Select, from the data, each line where "with" occurs.

> _Data extract_
++++

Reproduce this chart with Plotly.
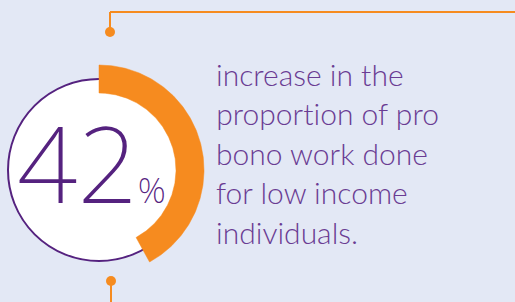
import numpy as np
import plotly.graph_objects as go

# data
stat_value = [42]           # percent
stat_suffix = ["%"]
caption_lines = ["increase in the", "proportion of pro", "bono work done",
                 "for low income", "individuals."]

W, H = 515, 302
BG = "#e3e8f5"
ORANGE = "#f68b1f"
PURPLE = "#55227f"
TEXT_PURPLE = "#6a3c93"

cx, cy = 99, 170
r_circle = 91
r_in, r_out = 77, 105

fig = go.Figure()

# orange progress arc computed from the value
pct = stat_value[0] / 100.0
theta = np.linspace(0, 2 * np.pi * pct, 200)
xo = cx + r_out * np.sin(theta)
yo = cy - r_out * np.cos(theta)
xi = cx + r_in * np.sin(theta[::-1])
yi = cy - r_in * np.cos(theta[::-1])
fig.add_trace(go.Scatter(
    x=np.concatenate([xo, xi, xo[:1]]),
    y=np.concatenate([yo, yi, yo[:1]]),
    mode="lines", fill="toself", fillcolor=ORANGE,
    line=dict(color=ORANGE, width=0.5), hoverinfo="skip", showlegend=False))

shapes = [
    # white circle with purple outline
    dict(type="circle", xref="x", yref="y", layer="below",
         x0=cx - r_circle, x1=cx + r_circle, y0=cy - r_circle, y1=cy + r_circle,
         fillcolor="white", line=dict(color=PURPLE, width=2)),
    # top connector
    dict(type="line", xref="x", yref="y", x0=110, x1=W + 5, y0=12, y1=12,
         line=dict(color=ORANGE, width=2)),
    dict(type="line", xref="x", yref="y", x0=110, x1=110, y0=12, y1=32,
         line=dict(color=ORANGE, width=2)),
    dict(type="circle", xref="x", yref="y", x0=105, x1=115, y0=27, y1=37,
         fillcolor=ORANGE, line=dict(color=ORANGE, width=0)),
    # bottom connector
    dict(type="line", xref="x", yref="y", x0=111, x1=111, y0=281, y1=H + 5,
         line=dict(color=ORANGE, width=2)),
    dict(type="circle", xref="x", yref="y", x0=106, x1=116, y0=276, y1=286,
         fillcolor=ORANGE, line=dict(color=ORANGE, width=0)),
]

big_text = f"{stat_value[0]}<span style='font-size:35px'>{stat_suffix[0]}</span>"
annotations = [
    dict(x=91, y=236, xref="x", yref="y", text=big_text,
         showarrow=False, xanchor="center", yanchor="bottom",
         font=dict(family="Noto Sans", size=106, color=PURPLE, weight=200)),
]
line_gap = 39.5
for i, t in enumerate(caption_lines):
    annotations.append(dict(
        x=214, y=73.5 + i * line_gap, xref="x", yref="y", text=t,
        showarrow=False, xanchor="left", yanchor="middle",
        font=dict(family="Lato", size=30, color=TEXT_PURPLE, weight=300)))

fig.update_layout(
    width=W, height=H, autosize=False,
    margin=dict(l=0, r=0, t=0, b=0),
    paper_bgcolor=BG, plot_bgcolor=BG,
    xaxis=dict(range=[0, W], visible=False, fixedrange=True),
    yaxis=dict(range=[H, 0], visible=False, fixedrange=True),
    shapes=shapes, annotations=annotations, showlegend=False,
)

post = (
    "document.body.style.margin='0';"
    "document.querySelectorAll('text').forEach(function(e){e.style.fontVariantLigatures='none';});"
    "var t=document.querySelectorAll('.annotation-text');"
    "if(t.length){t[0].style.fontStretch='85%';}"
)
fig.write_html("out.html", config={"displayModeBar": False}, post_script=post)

++++

> _Answer to this task_
Reproduce this chart with Plotly.
    # white circle with purple outline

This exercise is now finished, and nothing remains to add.